The biggest perk is that models can generate spans as well! Consider an extraction model – it extracts a portion of a document or image – an extraction label is simply a set of “class name and SpanGroup.” In our above example for Document, an extraction model that predicted “Person Name” would do the following
Document -> SpanGroup -> Prediction
Prediction (as you might know it today)
[
{label: “Person Name”, start: 17, end, 19, text: “Foo”},
{label: “Person Name”, start: 39, end: 41, text: “Bar”}
]
Using the same SpanGroup data structure as before, each extraction becomes its own SpanGroup!
Prediction w/ SpanGroups
[
{label: “Person Name”, spans: [{start: 17, end: 19, page_num: 0}]},
{label: “Person Name”, spans: [{start: 39, end: 41, page_num: 1}]}
]
Readers with a keen eye might wonder – why are these “nested” – why does each extraction.spans become a list instead of a single start-end?
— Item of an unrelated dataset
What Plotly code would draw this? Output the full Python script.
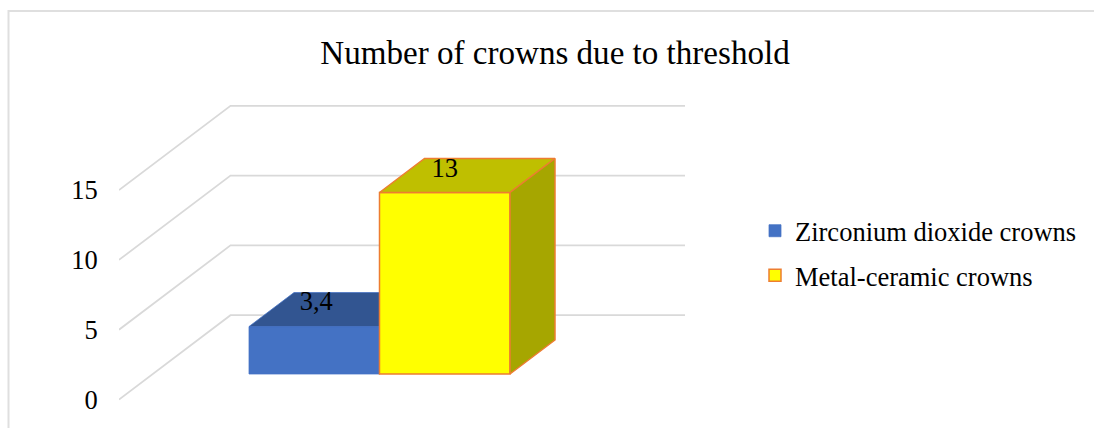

Excellent question! This will allow us to handle non-continuous extractions. Using the same label-the-address question as before, we could now accurately label and predict the address on the document.
Address Label
{
label: “Address”,
spans: [
{start: 12, end: 16, page_num: 0},
{start: 43, end: 63, page_num: 0},
{start: 78, end: 98, page_num: 0}
]
}
Ultimately, this means labels or predictions from models can themselves be used as sources of data for downstream models. Finally, we have a way of seamlessly connecting any model to any other model.
As a bonus, a SpanGroup always references its original source data. This means for labelers, there’s always going to be an ability to look at the entire image or file, even if the model you’re labeling for only cares about some specific SpanGroup on that file. We want to help our users narrow the focus of their models but still give them the flexibility to see and understand all their data.
Conclusion
If you’re saying to yourself, “this is incredible! When can I start using these?” we have some excellent news for you! The wait won’t be long – spans are coming to the Indico platform in our upcoming 5.1 release which is set for April of 2022.
We are excited about these improvements and the great benefits our customers will realize with them. We hope you are too!